Print Version The Big Picture

Quo Vadis? (Or The Dangers of Absolute Certitude)

by Underground Trader

There once was a well-known hedge fund trader, Macro Mike, who was legendary on The Street for his trading prowess, as well as his extracurricular hugely successful gambling at the track, at the tables and on football games.

While Mike knew every statistic, chart pattern, inside whisper, injury report and impending stock movers, he also was famed for depending on his highly accurate “gut instinct” calls.

One morning Mike slept through his alarm a bit after a late night out with clients and cursed as he saw it was already 5:55 am. He raced through a shower and dressed quickly, hopping into his 3-year old leased Porsche. He was surprised to see the mileage sitting at 55,555 and knew it was time to turn the car in. As he turned on the radio, he noticed that it was tuned to 55.5 AM. He could not help noticing each speed limit sign denoting 55 MPH on the parkway and was now hardly surprised to hear the temperature was 55 degrees, as pulled into his office garage off 55th St.

Mike was uncharacteristically distracted in his morning meetings, but perked up when he heard his firm’s ranking had now moved up to 5th place in overall assets under management and got a text from his son that his batting average in HS ball had soared to .555. Mike couldn’t wait to take the late afternoon off and head to the racetrack. Eyebrows were raised when Mike placed a small fortune on the #5 horse in the 5th race to win, since this wager was unusually large even by Mike’s standards.

And, guess what? Mike’s horse came in 5th.

My apologies for a long way around to the point but I thought that a “cute” story I recently heard on the radio.

What I really want to talk about is the big picture for the market, once one gets beyond the non-stop coverage of the U.S. “debt crisis”, and whatever the short-term market reaction will be this week. (I see the futures rallying hard Sunday evening as I write this).

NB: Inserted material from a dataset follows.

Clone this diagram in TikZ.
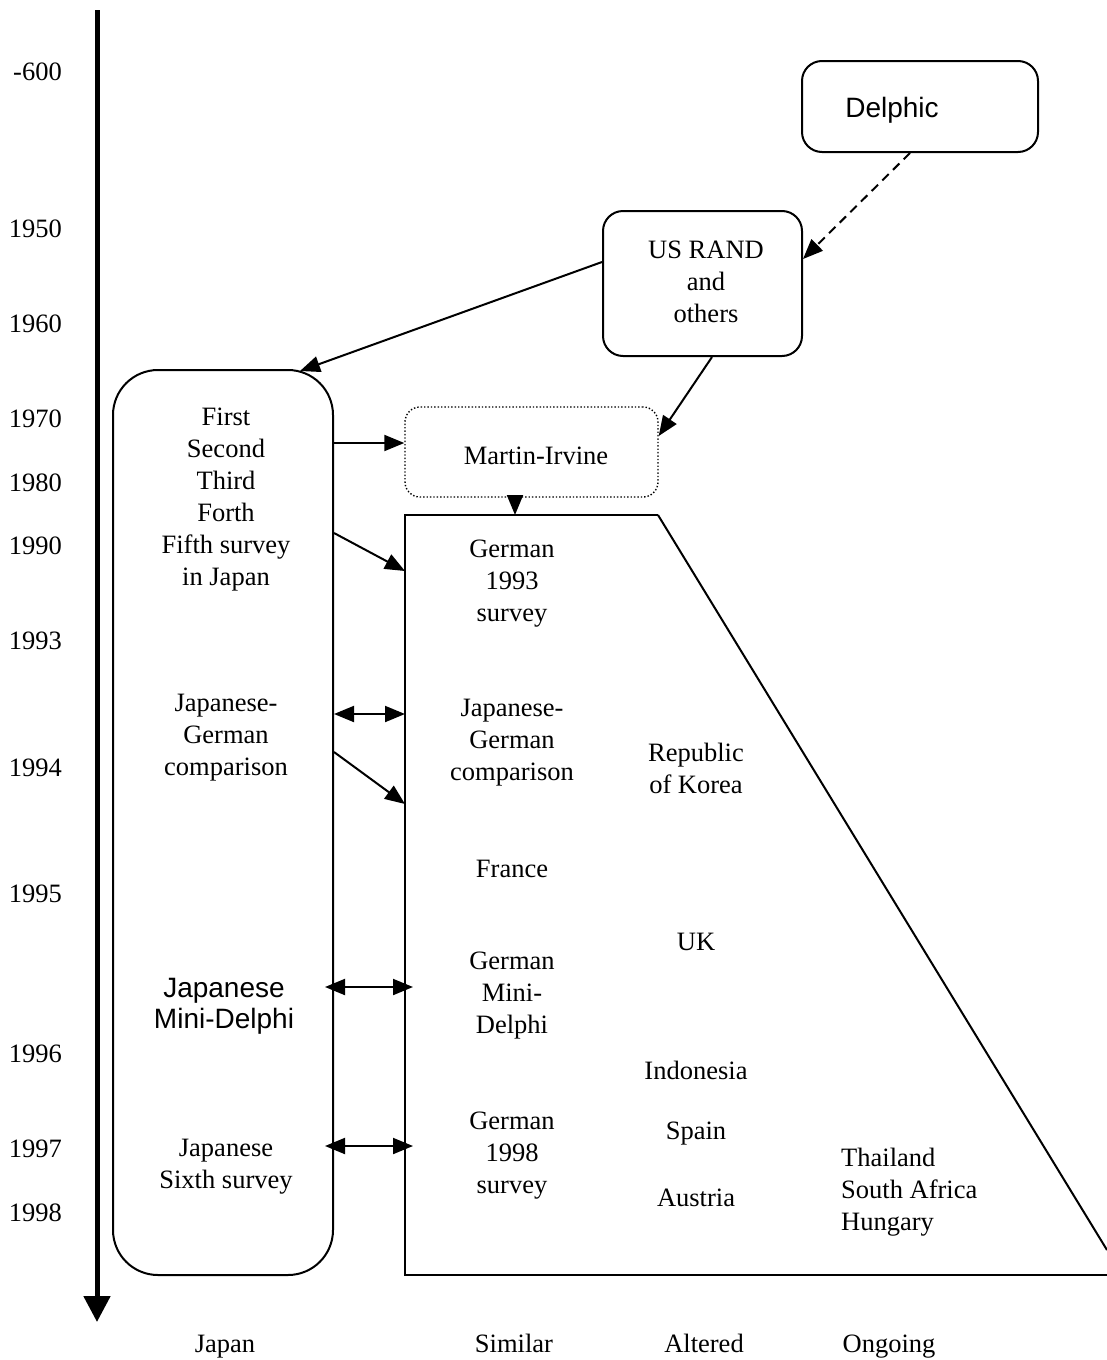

There is no shortage of analyst/pundit/equity strategist analysis of the market’s next major move, with the bull and the bear camps both well-represented and very vocal. And like Macro Mike, they are rather self-assured that “they” know the market answers going forward. I’ll try to keep this brief and simply summarize the major arguments being made.

The Bull Argument

  • The worst cases of the European debt crisis, Japan’s issues and the U.S. budget situation have already been priced into the equity markets.
  • Without the short-term “blip” of Washington inaction, the equity indices would be sitting at fresh 52-week highs right now.
  • Bottoms are being put in on the employment and housing situations in the U.S., as recently demonstrated last week by some more favorable data in each case.
  • Corporate earnings will continue to power the market higher in the 2nd half of 2011 and going forward. With 66% of S&P 500 companies reporting, 72% overall have surpassed expectations, and 85% of tech companies have done so. Earnings growth is +18% year over year versus a +13% forecast.
  • The “muted reaction” by the market to Washington’s follies and some recent soft economic data proves the market’s overall resiliency. The end of QE2 was a “nonevent”.

The Bear Argument

  • The bottom is far from in for housing and unemployment and the overall trendlines are still weak. Bank lending to homeowners and small business is still stalled out and consumer spending and confidence are hardly back to where they should be in a growth scenario.
  • The macro situations in Japan, the U.S. and Europe are obviously shaky and unstable, with one or two more “surprises” leading to a major market “event” to the downside. The price of gold tells you all you need to know.
  • Despite an admittedly stronger than expected earnings season, many large industrials and some large techs have issued ominous forecasts going forward. Earnings continue to be driven by cost-cutting more than revenue growth, Major layoffs are announced every week, not major hiring programs.
  • The overall “strength” of the equity indices in 2011 is being driven by a relatively small number of market leaders. Of the 100 most active stocks and ETF’s by volume traded in 2011 on American stock exchanges, 44 were positive in the 2nd quarter and 56 negative, despite the S&P being up almost 5% (the argument is essentially a variation of the 80/20 rule, which would state 20% of overachieving stocks are accounting for 80% of market gains).
  • There are indications of major hedge fund “derisking” accompanying three straight down months in the market (which has not occurred since 2008).
  • And most importantly, the 2nd Qtr. GDP figure of 1.3% growth was anemic and well short of 1.8-2.0% expectations (and a +3.3% forecast as recently as May). Since 1970, 6 out of 7 times the real GDP has slipped below 2% growth year-to-year, it has signaled the onset of a new recessionary period.

So, quo vadis? Where are we going? I wish I knew. But I think we can all learn a lesson from Macro Mike and understand that “absolute certitude” can be dangerous in this ever-changing investment environment.